(Sorry, I edited my response a bit before I sent it, and didn't change "latter" to "former", hah)
It's undeniable that some serialization formats have native support for deduplication where others do not. Hence the example of binary plist I gave. JSON does not have native support for this. Building deduplication on top of it requires building (or reusing) a scheme on top of JSON for doing so. An equivalent data structure encoded with and without deduplication/reference support would be entirely different things, and the deduplicated one would not be readable unless the caller knows the deduplication scheme. In contrast, equivalent binary plists encoded with and without deduplication are readable by anyone.
Furthermore, suppose you do build/reuse a deduplication scheme on top of JSON, then decide you want to switch over straight to binary plist.
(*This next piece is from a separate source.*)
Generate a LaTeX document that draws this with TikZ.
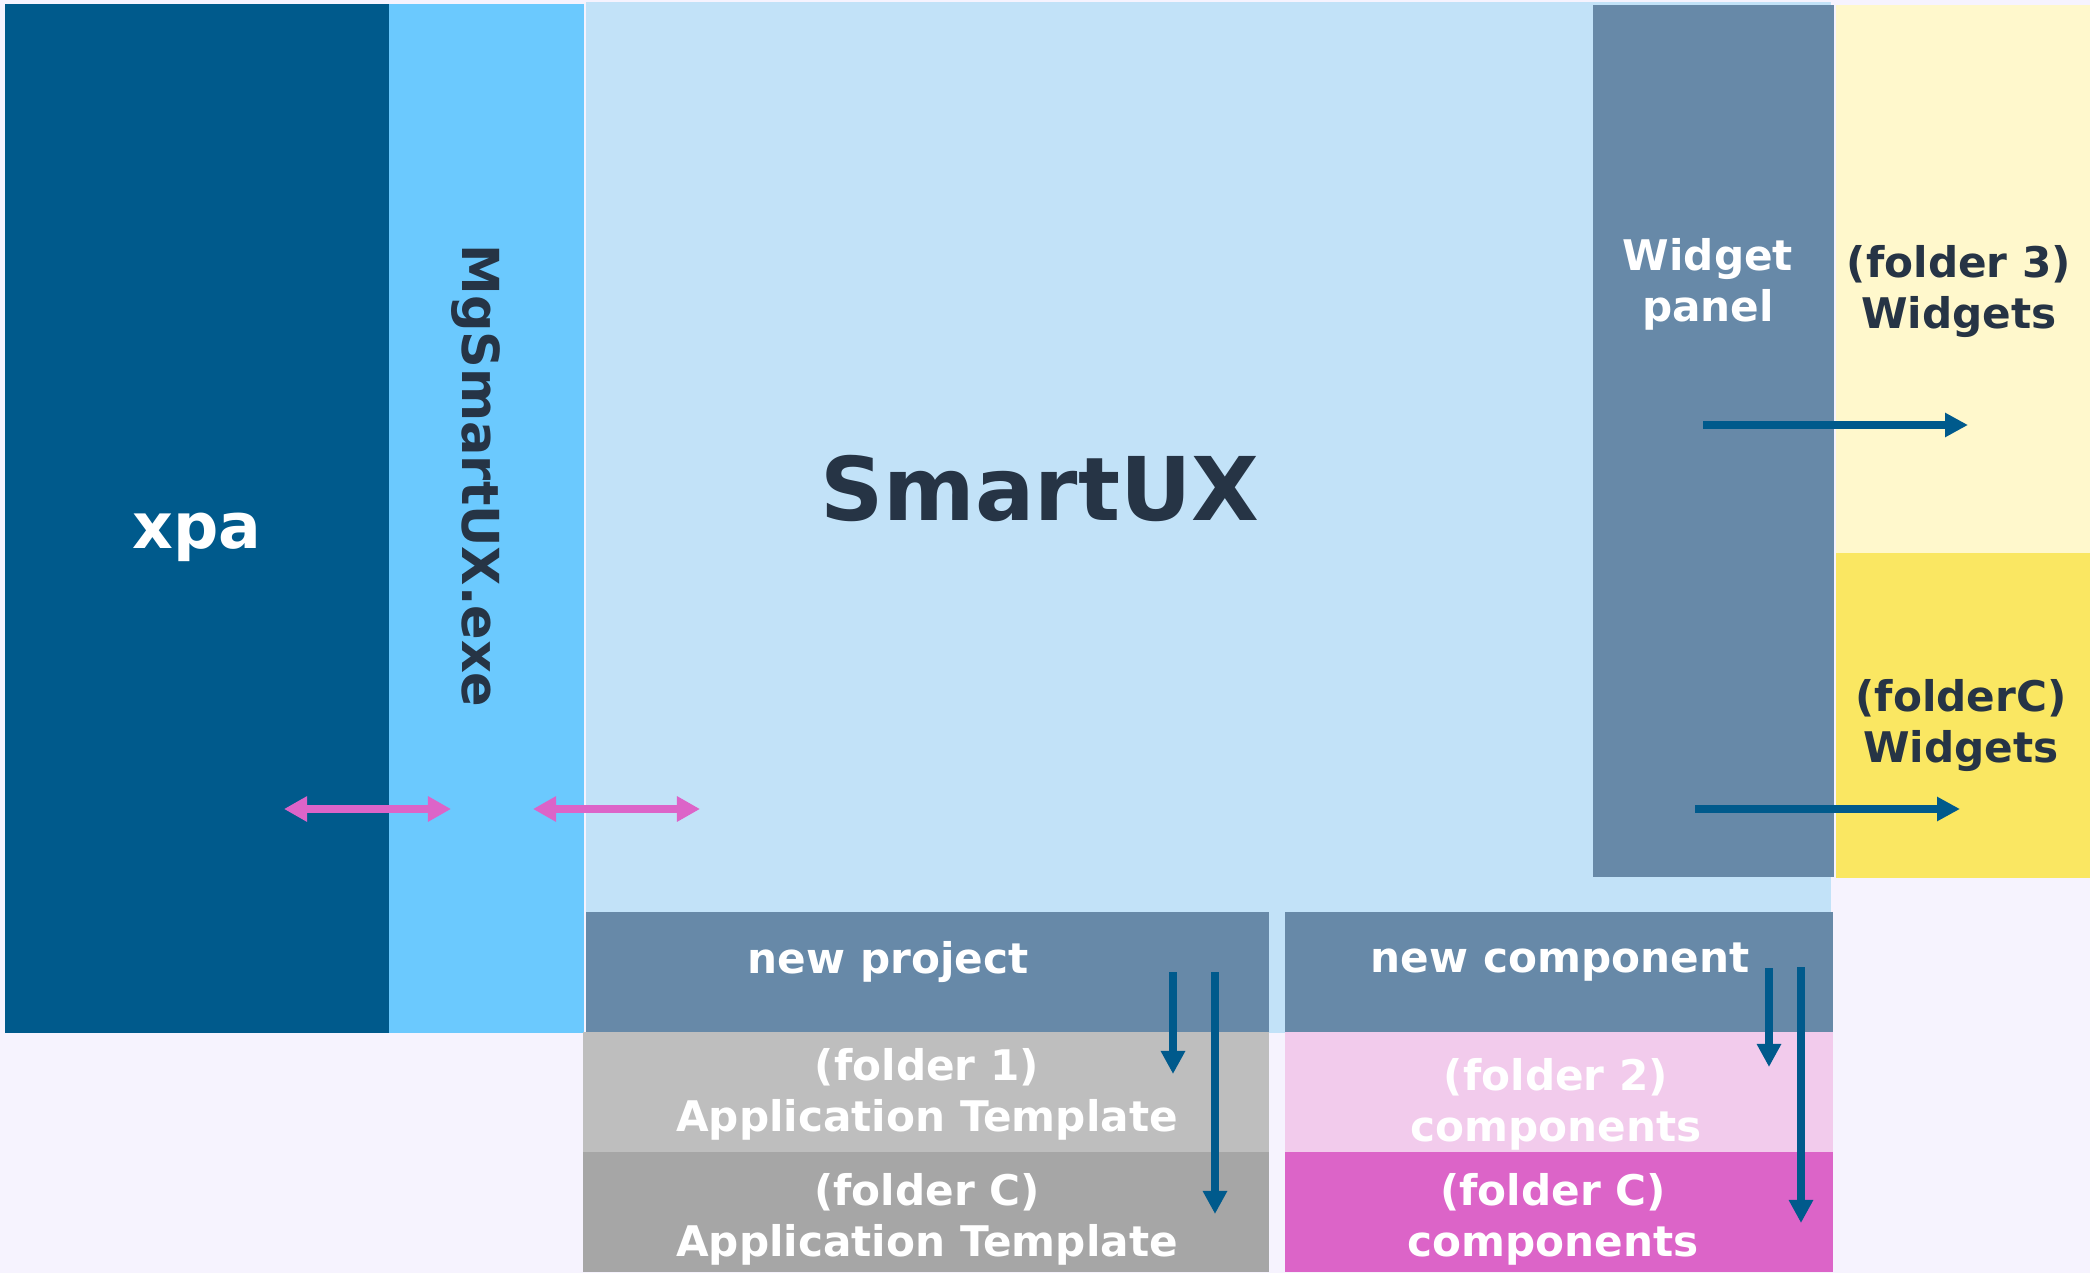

You've now built custom deduplication on top of a format that already supports native deduplication! (Foundation keyed archives encoded in binary plist are a manifestation of this.)
I'm not saying the concept of text-based reference support isn't useful (Apple platforms have used and continue to use XML plist keyed archives), but I think it's generally more optimal to reach for formats that natively support this need, if possible.
Anyway, I don't want to dwell on this entirely too much here, because I know it's not your main point, but I think we'd be better off exploring options in which features like de-duplication are composed on top of the core encoder/decoders instead of something built in to them, so things like decoding "normal" JSON aren't burdened with irrelevant complexity. Whether that's through additional macro support or composable types, I can't say right now. (I'm vaguely thinking, like, build the deduplicated structure in memory, then pass that to the JSON encoder.)
My larger point was that some research is needed into serialization limitations that have been discussed in the past. I only knew about that thread because I participated, but there are probably others.
I've certainly done a fair bit of this research, but I will always welcome someone bringing up a concern they think isn't being properly addressed. Calling those up is one of the primary points of this thread.